In the industrial and construction sectors, distinguishing between primary steel long products is essential for project success. While both wire rod vs rebar are fundamental steel components, they possess distinct metallurgical characteristics, physical dimensions, and operational purposes. This article provides a technical comparison of these products to clarify their unique properties.
Physical Comparison of Wire Rod vs Rebar and Mechanical Specifications
Engineers and procurement specialists evaluate these materials based on their geometric profile and mechanical behavior. The following data highlights the primary technical differences.
| Feature | Wire Rod | Rebar (Reinforcing Bar) |
| Typical Diameter | 0.5 mm – 20 mm | 6 mm – 50 mm+ |
| Surface Profile | Smooth (circular cross-section) | Deformed (ribbed or lugged) |
| Primary Production | Hot rolling (coil form) | Hot rolling (straight bars/coils) |
| Mechanical Goal | Ductility and formability | Tensile strength and concrete grip |
| Storage/Transport | Coils | Straight lengths (usually) |
Dimensional and Structural Properties
The physical form of these materials dictates their utility. Wire rod acts as a semi finished input for downstream processing. Its smooth, circular profile allows for consistent drawing through dies to produce finer wires or cold-headed components. Because it requires high levels of ductility to undergo further cold working without fracturing, manufacturers prioritize metallurgical consistency during the rolling process.

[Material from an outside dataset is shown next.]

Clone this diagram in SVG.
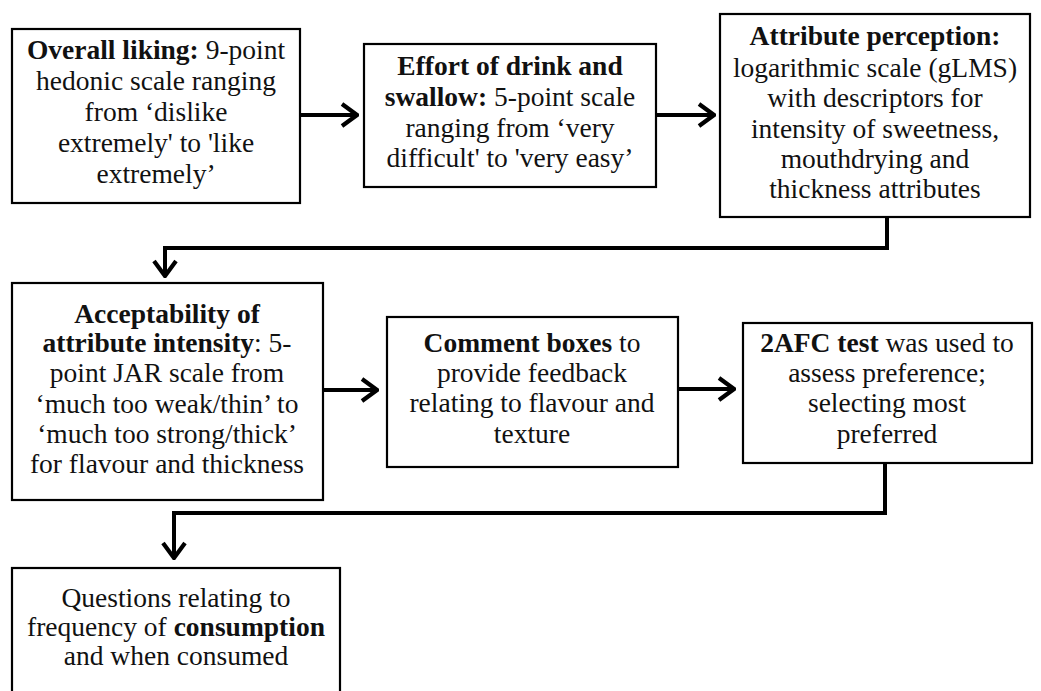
<svg xmlns="http://www.w3.org/2000/svg" width="1041" height="691" viewBox="0 0 1041 691">
<defs>
<style>
.box{fill:#fff;stroke:#000;stroke-width:2.2}
.t{font-family:"Liberation Serif","Times New Roman",serif;font-size:27.5px;fill:#111;text-anchor:middle}
.b{font-weight:bold}
.c{fill:none;stroke:#000;stroke-width:4}
</style>
<marker id="ah" viewBox="0 0 20 26" refX="18" refY="13" markerWidth="20" markerHeight="26" markerUnits="userSpaceOnUse" orient="auto">
<path d="M3,2 L18,13 L3,24" fill="none" stroke="#000" stroke-width="4.2"/>
</marker>
</defs>
<rect width="1041" height="691" fill="#fff"/>
<g id="connectors">
<line class="c" x1="300" y1="115" x2="357" y2="115" marker-end="url(#ah)"/>
<line class="c" x1="656" y1="115" x2="714" y2="115" marker-end="url(#ah)"/>
<path class="c" d="M887,217 V248 H165 V276" marker-end="url(#ah)"/>
<line class="c" x1="323" y1="390" x2="377" y2="390" marker-end="url(#ah)"/>
<line class="c" x1="678" y1="389" x2="734" y2="389" marker-end="url(#ah)"/>
<path class="c" d="M885,463 V513 H174 V558" marker-end="url(#ah)"/>
</g>
<g id="n1">
<rect class="box" x="12" y="29" width="288" height="174"/>
<text class="t" x="156" y="59"><tspan class="b">Overall liking:</tspan> 9-point</text>
<text class="t" x="156" y="90">hedonic scale ranging</text>
<text class="t" x="156" y="121">from ‘dislike</text>
<text class="t" x="156" y="152">extremely' to 'like</text>
<text class="t" x="156" y="183">extremely’</text>
</g>
<g id="n2">
<rect class="box" x="364" y="44" width="292" height="143"/>
<text class="t" x="510" y="75" font-weight="bold">Effort of drink and</text>
<text class="t" x="510" y="106"><tspan class="b">swallow:</tspan> 5-point scale</text>
<text class="t" x="510" y="137">ranging from ‘very</text>
<text class="t" x="510" y="167">difficult' to 'very easy’</text>
</g>
<g id="n3">
<rect class="box" x="720" y="14" width="310" height="203"/>
<text class="t" x="875" y="45" font-weight="bold">Attribute perception:</text>
<text class="t" x="875" y="77">logarithmic scale (gLMS)</text>
<text class="t" x="875" y="107">with descriptors for</text>
<text class="t" x="875" y="138">intensity of sweetness,</text>
<text class="t" x="875" y="168">mouthdrying and</text>
<text class="t" x="875" y="198">thickness attributes</text>
</g>
<g id="n4">
<rect class="box" x="12" y="283" width="311" height="217"/>
<text class="t" x="167" y="323" font-weight="bold">Acceptability of</text>
<text class="t" x="167" y="352"><tspan class="b">attribute intensity</tspan>: 5-</text>
<text class="t" x="167" y="382">point JAR scale from</text>
<text class="t" x="167" y="413">‘much too weak/thin’ to</text>
<text class="t" x="167" y="443">‘much too strong/thick’</text>
<text class="t" x="167" y="473">for flavour and thickness</text>
</g>
<g id="n5">
<rect class="box" x="387" y="317" width="291" height="150"/>
<text class="t" x="532" y="352"><tspan class="b">Comment boxes</tspan> to</text>
<text class="t" x="532" y="382">provide feedback</text>
<text class="t" x="532" y="412">relating to flavour and</text>
<text class="t" x="532" y="443">texture</text>
</g>
<g id="n6">
<rect class="box" x="743" y="323" width="289" height="140"/>
<text class="t" x="887" y="352"><tspan class="b">2AFC test</tspan> was used to</text>
<text class="t" x="887" y="382">assess preference;</text>
<text class="t" x="887" y="412">selecting most</text>
<text class="t" x="887" y="443">preferred</text>
</g>
<g id="n7">
<rect class="box" x="12" y="568" width="328" height="140"/>
<text class="t" x="176" y="607">Questions relating to</text>
<text class="t" x="176" y="636">frequency of <tspan class="b">consumption</tspan></text>
<text class="t" x="176" y="665">and when consumed</text>
</g>
</svg>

Conversely, rebar (also known as concrete reinforcing bar) features a deliberately deformed surface. These ribs and lugs provide critical mechanical interlocking with concrete, ensuring that tensile loads transfer efficiently from the concrete matrix to the steel. The diameter of the bar is selected specifically to meet the load bearing requirements of structural engineering designs, such as columns, beams, and foundations.
Metallurgical Composition and Standards
The chemical makeup of these steel products reflects their specific end use requirements.
Wire Rods: These products often utilize a broader range of carbon levels depending on the final application. Low carbon grades facilitate easier drawing, while high carbon variants provide the hardness needed for springs or high strength ropes. Suppliers like Basekim understand these nuances, offering high quality material that meets strict chemical purity and dimensional tolerance requirements for varied industrial applications.
Rebar manufacturers highly standardize the chemistry of reinforcing steel to ensure weldability and reliable yield strength. Common international standards, such as ASTM A615 (carbon steel) or ASTM A706 (low alloy steel for enhanced weldability), dictate strict limits on carbon equivalent, sulfur, and phosphorus to prevent brittle failure under stress.
Applications and Industry Use Wire Rod vs Rebar
The divergence between these materials extends into their functional environments.
Wire Rod Utilization
Industries utilize this material as a precursor for:
Fasteners: Production of nails, bolts, screws, and rivets.
Mesh and Fencing: Drawing into smaller gauges for wire mesh or agricultural fencing.
Automotive: Manufacturing springs, control cables, and various cold-forged parts.
Rebar Utilization
Structural applications include:
Civil Infrastructure: Bridges, dams, and highway reinforcements.
Commercial Construction: High-rise building foundations and load-bearing columns.
Residential Foundations: Thick slabs and footings that require resistance to tensile forces.
When sourcing these materials for major infrastructure or manufacturing, reliability is paramount. Basekim serves as a trusted supplier for global projects, providing certified steel materials that comply with international standards, ensuring that structural integrity and material consistency are maintained throughout the supply chain.
Performance Under Load
Strength characteristics are measured differently for each product due to their intended function. For reinforcing bars, engineers focus on yield strength (e.g., Grade 60 or Grade 75), which defines the load at which the steel begins to deform plastically. This ensures that a building can safely support weight without permanent structural distortion.
For wire rod, the performance metric often involves tensile strength after drawing. Because the rod will likely be pulled through a series of dies to reduce its diameter, the initial metallurgical structure must allow for significant elongation before fracture. This “drawability” is a primary quality indicator that distinguishes high-quality wire stock from inferior alternatives.
Conclusion of Wire Rod vs Rebar
Understanding the technical disparity between wire rod vs rebar allows project managers and engineers to select the appropriate steel grades for their specific needs. While rebar provides the backbone for concrete structural integrity, wire rod offers the versatility required for diverse manufacturing and industrial assembly. By utilizing reliable sourcing channels, professionals can guarantee that their steel products meet the rigorous chemical and mechanical standards required for high-performance applications.